Blog
Feb 13, 2018
Recently, there have been a lot of proposal professionals questioning the value of color team reviews as part of the proposal process. They argue the field needs to move to an Agile development process. Proponents of throwing out color teams view the traditional Blue-Pink-Red-Gold process as outdated, a dinosaur due for retirement like the smoke-filled war rooms of decades past.
I believe in iterative proposal development. I go through my team’s inputs daily to provide feedback and direction. However, I feel there is still a place for maintaining color team reviews, even in today’s fast-paced, virtual world of bid management. The value of a formal review process far outweighs any benefits of abandoning the approach for an entirely iterative approach. I believe there are five key benefits to keep color teams as part of our process.

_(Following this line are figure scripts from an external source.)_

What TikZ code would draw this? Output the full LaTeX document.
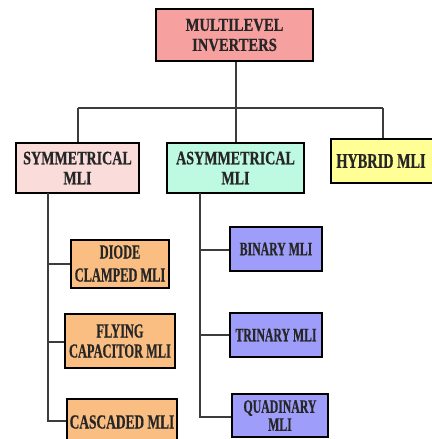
\documentclass[tikz,border=0pt]{standalone}
\usepackage{fontspec}
\setmainfont{Liberation Serif}
\newfontfamily\fTop[FakeStretch=0.79,FakeBold=0.6]{Liberation Serif}
\newfontfamily\fMid[FakeStretch=0.74,FakeBold=0.6]{Liberation Serif}
\newfontfamily\fHyb[FakeStretch=0.68,FakeBold=0.6]{Liberation Serif}
\newfontfamily\fCas[FakeStretch=0.67,FakeBold=0.6]{Liberation Serif}
\newfontfamily\fNar[FakeStretch=0.62,FakeBold=0.6]{Liberation Serif}
\definecolor{cTop}{RGB}{246,160,160}
\definecolor{cSym}{RGB}{250,220,218}
\definecolor{cAsym}{RGB}{190,250,225}
\definecolor{cHyb}{RGB}{255,255,150}
\definecolor{cOr}{RGB}{250,190,130}
\definecolor{cBl}{RGB}{158,158,250}
\definecolor{cLine}{RGB}{60,60,60}
\begin{document}
\begin{tikzpicture}[x=1pt,y=-1pt,
  box/.style={draw=black, line width=2pt, inner sep=0pt, align=center, text=black!85},
  conn/.style={draw=cLine, line width=1.3pt}]
\useasboundingbox (0,0) rectangle (431,439);
\fill[white] (0,0) rectangle (431,439);
% top
\node[box, fill=cTop, minimum width=157pt, minimum height=52pt,
  font=\fTop\fontsize{18.5}{20}\selectfont\bfseries] (top) at (234.5,35) {MULTILEVEL\\INVERTERS};
% level 2
\node[box, fill=cSym, minimum width=123pt, minimum height=50pt,
  font=\fMid\fontsize{19}{20}\selectfont\bfseries] (sym) at (77.5,168) {\raisebox{-2pt}{SYMMETRICAL}\\\raisebox{-2pt}{MLI}};
\node[box, fill=cAsym, minimum width=137pt, minimum height=50pt,
  font=\fMid\fontsize{19}{20}\selectfont\bfseries] (asym) at (235.5,168) {\raisebox{-2pt}{ASYMMETRICAL}\\\raisebox{-2pt}{MLI}};
\node[box, fill=cHyb, minimum width=110pt, minimum height=44pt,
  font=\fHyb\fontsize{21}{22}\selectfont\bfseries] (hyb) at (386,161) {\hspace*{-10pt}\raisebox{-2pt}{HYBRID MLI}};
% symmetrical children
\node[box, fill=cOr, minimum width=98pt, minimum height=48pt,
  font=\fNar\fontsize{20}{23}\selectfont\bfseries] (diode) at (120,263.5) {\raisebox{-3pt}{DIODE}\\\raisebox{-3pt}{CLAMPED MLI}};
\node[box, fill=cOr, minimum width=110pt, minimum height=54pt,
  font=\fNar\fontsize{20}{20}\selectfont\bfseries] (fly) at (120,341) {\raisebox{-2pt}{FLYING}\\\raisebox{-2pt}{CAPACITOR MLI}};
\node[box, fill=cOr, minimum width=110pt, minimum height=46pt,
  font=\fCas\fontsize{20}{20}\selectfont\bfseries] (casc) at (122,422) {CASCADED MLI};
% asymmetrical children
\node[box, fill=cBl, minimum width=92pt, minimum height=44pt,
  font=\fNar\fontsize{19}{20}\selectfont\bfseries] (bin) at (276,249) {BINARY MLI};
\node[box, fill=cBl, minimum width=92pt, minimum height=44pt,
  font=\fNar\fontsize{19}{20}\selectfont\bfseries] (tri) at (276,335) {TRINARY MLI};
\node[box, fill=cBl, minimum width=96pt, minimum height=43pt,
  font=\fNar\fontsize{19}{18}\selectfont\bfseries] (quad) at (280,415.5) {QUADINARY\\MLI};
% connectors
\coordinate (busL) at (78,108);
\coordinate (busM) at (236,108);
\coordinate (busR) at (383,108);
\draw[conn] (top.south -| busM) -- (busM);
\draw[conn] (busL) -- (busR);
\draw[conn] (busL) -- (busL |- sym.north);
\draw[conn] (busM) -- (busM |- asym.north);
\draw[conn] (busR) -- (busR |- hyb.north);
\coordinate (sv) at (48,193);
\draw[conn] (sv) -- (48,421) -- (casc.west |- 48,421);
\draw[conn] (48,264) -- (diode.west |- 48,264);
\draw[conn] (48,342) -- (fly.west |- 48,342);
\coordinate (av) at (200,193);
\draw[conn] (av) -- (200,417) -- (quad.west |- 200,417);
\draw[conn] (200,250) -- (bin.west |- 200,250);
\draw[conn] (200,335) -- (tri.west |- 200,335);
\end{tikzpicture}
\end{document}
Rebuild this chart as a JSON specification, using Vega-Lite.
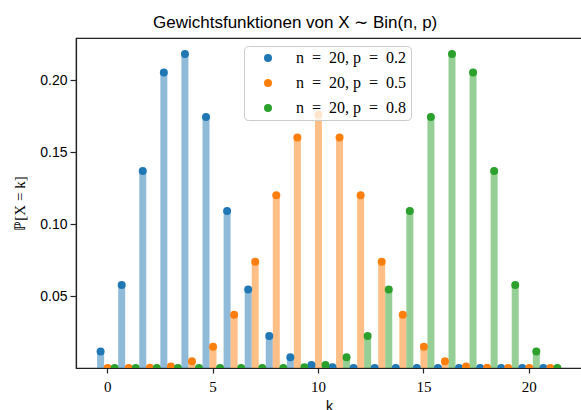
{
  "$schema": "https://vega.github.io/schema/vega-lite/v6.json",
  "autosize": "none",
  "padding": {"left": 76, "top": 38, "right": 0, "bottom": 42},
  "width": 506,
  "height": 330,
  "background": "white",
  "title": {
    "text": "Gewichtsfunktionen von X ∼ Bin(n, p)",
    "anchor": "start",
    "frame": "group",
    "dx": 77,
    "offset": -7,
    "baseline": "alphabetic",
    "font": "Liberation Sans",
    "fontSize": 17,
    "fontWeight": "normal",
    "color": "black"
  },
  "config": {
    "view": {"stroke": "#222", "strokeWidth": 1.2},
    "axis": {"grid": false, "domainColor": "#222", "domainWidth": 1.2, "tickColor": "#222", "tickWidth": 1.2, "tickSize": 5, "labelColor": "black", "titleColor": "black"}
  },
  "data": {
    "values": [
      {"k": 0, "p": 0.2, "pmf": 0.0115292}, {"k": 1, "p": 0.2, "pmf": 0.0576461}, {"k": 2, "p": 0.2, "pmf": 0.1369094},
      {"k": 3, "p": 0.2, "pmf": 0.2053641}, {"k": 4, "p": 0.2, "pmf": 0.2181994}, {"k": 5, "p": 0.2, "pmf": 0.1745595},
      {"k": 6, "p": 0.2, "pmf": 0.1090997}, {"k": 7, "p": 0.2, "pmf": 0.0545499}, {"k": 8, "p": 0.2, "pmf": 0.0221609},
      {"k": 9, "p": 0.2, "pmf": 0.007387}, {"k": 10, "p": 0.2, "pmf": 0.0020314}, {"k": 11, "p": 0.2, "pmf": 0.0004617},
      {"k": 12, "p": 0.2, "pmf": 0.0000866}, {"k": 13, "p": 0.2, "pmf": 0.0000133}, {"k": 14, "p": 0.2, "pmf": 0.0000017},
      {"k": 15, "p": 0.2, "pmf": 0.0000002}, {"k": 16, "p": 0.2, "pmf": 0}, {"k": 17, "p": 0.2, "pmf": 0},
      {"k": 18, "p": 0.2, "pmf": 0}, {"k": 19, "p": 0.2, "pmf": 0}, {"k": 20, "p": 0.2, "pmf": 0}, {"k": 21, "p": 0.2, "pmf": 0},
      {"k": 0, "p": 0.5, "pmf": 0.000001}, {"k": 1, "p": 0.5, "pmf": 0.000019}, {"k": 2, "p": 0.5, "pmf": 0.000181},
      {"k": 3, "p": 0.5, "pmf": 0.001087}, {"k": 4, "p": 0.5, "pmf": 0.004621}, {"k": 5, "p": 0.5, "pmf": 0.014786},
      {"k": 6, "p": 0.5, "pmf": 0.036964}, {"k": 7, "p": 0.5, "pmf": 0.073929}, {"k": 8, "p": 0.5, "pmf": 0.120134},
      {"k": 9, "p": 0.5, "pmf": 0.160179}, {"k": 10, "p": 0.5, "pmf": 0.176197}, {"k": 11, "p": 0.5, "pmf": 0.160179},
      {"k": 12, "p": 0.5, "pmf": 0.120134}, {"k": 13, "p": 0.5, "pmf": 0.073929}, {"k": 14, "p": 0.5, "pmf": 0.036964},
      {"k": 15, "p": 0.5, "pmf": 0.014786}, {"k": 16, "p": 0.5, "pmf": 0.004621}, {"k": 17, "p": 0.5, "pmf": 0.001087},
      {"k": 18, "p": 0.5, "pmf": 0.000181}, {"k": 19, "p": 0.5, "pmf": 0.000019}, {"k": 20, "p": 0.5, "pmf": 0.000001},
      {"k": 21, "p": 0.5, "pmf": 0},
      {"k": 0, "p": 0.8, "pmf": 0}, {"k": 1, "p": 0.8, "pmf": 0}, {"k": 2, "p": 0.8, "pmf": 0},
      {"k": 3, "p": 0.8, "pmf": 0}, {"k": 4, "p": 0.8, "pmf": 0}, {"k": 5, "p": 0.8, "pmf": 0.0000002},
      {"k": 6, "p": 0.8, "pmf": 0.0000017}, {"k": 7, "p": 0.8, "pmf": 0.0000133}, {"k": 8, "p": 0.8, "pmf": 0.0000866},
      {"k": 9, "p": 0.8, "pmf": 0.0004617}, {"k": 10, "p": 0.8, "pmf": 0.0020314}, {"k": 11, "p": 0.8, "pmf": 0.007387},
      {"k": 12, "p": 0.8, "pmf": 0.0221609}, {"k": 13, "p": 0.8, "pmf": 0.0545499}, {"k": 14, "p": 0.8, "pmf": 0.1090997},
      {"k": 15, "p": 0.8, "pmf": 0.1745595}, {"k": 16, "p": 0.8, "pmf": 0.2181994}, {"k": 17, "p": 0.8, "pmf": 0.2053641},
      {"k": 18, "p": 0.8, "pmf": 0.1369094}, {"k": 19, "p": 0.8, "pmf": 0.0576461}, {"k": 20, "p": 0.8, "pmf": 0.0115292},
      {"k": 21, "p": 0.8, "pmf": 0}
    ]
  },
  "encoding": {
    "x": {
      "field": "k", "type": "ordinal",
      "scale": {"type": "band", "domain": [0,1,2,3,4,5,6,7,8,9,10,11,12,13,14,15,16,17,18,19,20,21], "paddingInner": 0, "paddingOuter": 1.09},
      "axis": {"values": [0, 5, 10, 15, 20], "labelAngle": 0, "title": "k", "labelFont": "Liberation Serif", "labelFontSize": 15, "labelPadding": 6, "titleFont": "Liberation Sans", "titleFontSize": 14, "titleFontWeight": "normal", "titlePadding": 5}
    },
    "xOffset": {"field": "p", "type": "nominal", "scale": {"domain": [0.2, 0.5, 0.8], "paddingInner": 0, "paddingOuter": 0}},
    "y": {
      "field": "pmf", "type": "quantitative",
      "scale": {"domain": [0, 0.2294], "nice": false},
      "axis": {"values": [0.05, 0.1, 0.15, 0.2], "format": ".2f", "title": "ℙ[X = k]", "labelFont": "Liberation Sans", "labelFontSize": 14, "labelPadding": 3, "tickSize": 6, "titleFont": "Liberation Serif", "titleFontSize": 15, "titleFontWeight": "normal", "titlePadding": 12}
    },
    "color": {
      "field": "p", "type": "nominal",
      "scale": {"domain": [0.2, 0.5, 0.8], "range": ["#1f77b4", "#ff7f0e", "#2ca02c"]},
      "legend": {
        "title": null, "orient": "none", "legendX": 168, "legendY": 8,
        "labelExpr": "'n\u2002=\u200220, p\u2002=\u2002' + datum.label",
        "labelFont": "Liberation Serif", "labelFontSize": 16, "labelColor": "black",
        "symbolType": "circle", "symbolSize": 64, "symbolOpacity": 1, "symbolStrokeWidth": 0,
        "symbolOffset": 12, "labelOffset": 20,
        "rowPadding": 9, "padding": 4,
        "strokeColor": "#cccccc", "fillColor": "rgba(255,255,255,0.8)", "cornerRadius": 4
      }
    }
  },
  "layer": [
    {
      "mark": {"type": "rule", "strokeWidth": 7, "opacity": 0.5, "clip": true},
      "encoding": {"y2": {"datum": 0}}
    },
    {
      "mark": {"type": "circle", "size": 64, "opacity": 1, "clip": true}
    }
  ]
}
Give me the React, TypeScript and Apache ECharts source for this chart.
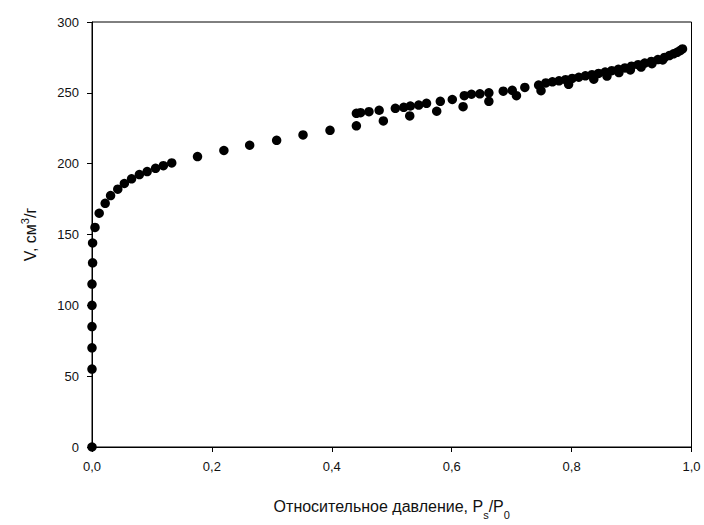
import React, { useEffect, useRef } from "react";
import * as echarts from "echarts";

// Relative pressure (Ps/P0) and adsorbed volume (cm3/g)
const adsorptionP = [
  0, 0, 0, 0, 0, 0, 0.001, 0.001, 0.005, 0.012, 0.022, 0.031, 0.043, 0.054, 0.066,
  0.079, 0.092, 0.106, 0.119, 0.133, 0.176, 0.22, 0.263, 0.308, 0.352, 0.397,
  0.441, 0.448, 0.462, 0.479, 0.506, 0.52, 0.531, 0.545, 0.558, 0.581, 0.601,
  0.621, 0.633, 0.647, 0.662, 0.686, 0.701, 0.722, 0.745, 0.757, 0.768, 0.779,
  0.79, 0.801, 0.812, 0.823, 0.834, 0.845, 0.856, 0.867, 0.878, 0.889, 0.9,
  0.911, 0.922, 0.933, 0.944, 0.955, 0.963, 0.97, 0.976, 0.981, 0.985,
];
const adsorptionV = [
  0, 55, 70, 85, 100, 115, 130, 144, 155, 165, 172, 177.5, 182, 186, 189.3,
  192.3, 194.4, 196.7, 198.6, 200.5, 205, 209.3, 213, 216.5, 220.3, 223.5,
  235.5, 236, 236.7, 237.7, 239.1, 239.8, 240.7, 241.4, 242.6, 244, 245.3,
  248, 249, 249.3, 250, 251.2, 251.8, 253.8, 255.5, 257, 257.8, 258.5,
  259.3, 260.2, 261, 262, 262.8, 263.7, 264.7, 265.6, 266.6, 267.6, 268.8,
  269.9, 271, 272.2, 273.5, 275, 276.3, 277.5, 278.6, 279.8, 281,
];
const desorptionP = [
  0.441, 0.486, 0.53, 0.575, 0.619, 0.662, 0.708, 0.749, 0.795, 0.837, 0.859,
  0.879, 0.898, 0.916, 0.934, 0.952,
];
const desorptionV = [
  226.7, 230.2, 233.7, 237, 240.2, 244, 248, 251.5, 256, 259.6, 261.8,
  264.3, 266.2, 268.2, 270.6, 273.2,
];
const xTicks = ["0,0", "0,2", "0,4", "0,6", "0,8", "1,0"];

export default function App() {
  const ref = useRef<HTMLDivElement>(null);
  useEffect(() => {
    if (!ref.current) return;
    const chart = echarts.init(ref.current, null, { renderer: "svg" });
    const font = "'Liberation Sans', Arial, sans-serif";
    const points = [
      ...adsorptionP.map((p, i) => [p, adsorptionV[i]]),
      ...desorptionP.map((p, i) => [p, desorptionV[i]]),
    ];
    chart.setOption({
      animation: false,
      backgroundColor: "#fff",
      grid: {
        left: 92,
        right: 12.5,
        top: 22,
        bottom: 73,
        show: true,
        borderColor: "#000",
        borderWidth: 1,
        backgroundColor: "transparent",
      },
      xAxis: {
        type: "value",
        min: 0,
        max: 1,
        interval: 0.2,
        splitLine: { show: false },
        axisLine: { onZero: false, lineStyle: { color: "#000", width: 1 } },
        axisTick: { inside: false, length: 5, lineStyle: { color: "#000" } },
        axisLabel: {
          margin: 13,
          color: "#111",
          fontFamily: font,
          fontSize: 13,
          formatter: (v: number) => xTicks[Math.round(v / 0.2)] ?? "",
        },
        name: "Относительное давление, P{sub|s}/P{sub|0}",
        nameLocation: "middle",
        nameGap: 51,
        nameTextStyle: {
          color: "#111",
          fontFamily: font,
          fontSize: 16,
          rich: {
            sub: {
              fontFamily: font,
              fontSize: 11,
              color: "#111",
              verticalAlign: "bottom",
              padding: [0, 0, -6, 0],
            },
          },
        },
      },
      yAxis: {
        type: "value",
        min: 0,
        max: 300,
        interval: 50,
        splitLine: { show: false },
        axisLine: { onZero: false, lineStyle: { color: "#000", width: 1 } },
        axisTick: { inside: false, length: 5, lineStyle: { color: "#000" } },
        axisLabel: {
          margin: 13,
          color: "#111",
          fontFamily: font,
          fontSize: 13,
        },
        name: "V, см{sup|3}/г",
        nameLocation: "middle",
        nameGap: 54,
        nameRotate: 90,
        nameTextStyle: {
          color: "#111",
          fontFamily: font,
          fontSize: 16,
          rich: {
            sup: {
              fontFamily: font,
              fontSize: 11,
              color: "#111",
              verticalAlign: "top",
              padding: [-3, 0, 0, 0],
            },
          },
        },
      },
      series: [
        {
          type: "scatter",
          data: points,
          symbol: "circle",
          symbolSize: 9.5,
          itemStyle: { color: "#000", opacity: 1 },
        },
      ],
    });
    return () => chart.dispose();
  }, []);
  return (
    <div
      ref={ref}
      style={{ position: "absolute", left: 0, top: 0, width: 704, height: 525 }}
    />
  );
}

The goal of many lean Agile development projects is to provide a minimum viable product (MVP). Articulated by Eric Reiss in his book The Lean Startup, the team puts together a product that allows the team to gather as much information on whether the solution answers a customer’s need. The MVP approach allows the team to see if the product appeals to customers before expending the cost and effort of developing a final solution.
Proposal development can easily incorporate this vision of Agile development. Each color team document becomes an MVP. The proposal reviewers stand in for your end customer, and provide feedback over how the product you have answers their needs. Then, you refine your product through the revision process to ensure you address client needs.
Proposal teams need to get outside opinions to avoid drinking their own bathwater. Proposal teams can often live in their own truth bubbles – it’s only natural for people to think they have done great work. Writers often feel they have clearly articulated what they mean to say, which is not always what they actually say. Therefore, proposals need to be examined by people with safe distance from the bid to best judge their efforts. A formal review process makes such inputs and feedback much easier to gather than one-off, iterative review engagements.
In addition, debriefs spark creativity. First, reviewers can discuss their inputs and feedback, which can lead them to consider further ideas and suggestions. Secondly, having writers in the debrief can help generate creative solutions and ways to improve the proposal. Finally, formal reviews give the team a chance to discuss the path forward, using the review as a chance to pivot and reset as necessary.
A fundamental truth of proposals is they are evaluated, not read. As I recently wrote, we do not need to tell a story, but instead see how well we will do against the Government’s evaluation criteria. A formal proposal review gives the reviewers the opportunity to do a mock scoring. I look at Red Team as a chance to have reviewers serve as evaluators. On key proposals I provide a score sheet for the reviewers to complete. It allows the proposal team to see the strengths and weaknesses. The form also asks reviewers to provide clear, actionable advice on how to “Get to Blue.” Such a review is only possible when you have a formal review window where the reviewers can do a deep dive on the document and provide clear feedback.
The easiest way to lose a bid is to be non-compliant. It gives the evaluator an easy out – if you don’t meet the fundamental directions of the solicitation you can be tossed on the “no” pile very, very easily. It can be hard to judge compliance using an iterative review process. The content is always changing, making it hard to nail down where exactly the writing stands. Having a set time when people can sit down with a compliance matrix and go line-by-line is critical to ensuring a proposal fully meets the terms of the solicitation. The formal color team provides the perfect opportunity to see how well a proposal matches to the requirements.
Writers are human. They deserve some time to reset themselves, even during a quick-turn proposal. All writing instructors teach people to put their work aside for a little while. Even a few hours away from the process can give a new perspective, allowing one to see problems that were not obvious before and come up with new ideas to improve a section. A formal review process provides the writers to get that brief time away.
Incorporating Agile development ideas and practices into our proposal processes should be welcome. There are many great things we can learn from the move to lean development. However, we should not feel the need to abandon proposal reviews entirely. A well-run formal review process allows us to gain insights from outside our small team, improve our product, and ensure compliance more effectively than by using informal, iterative review alone.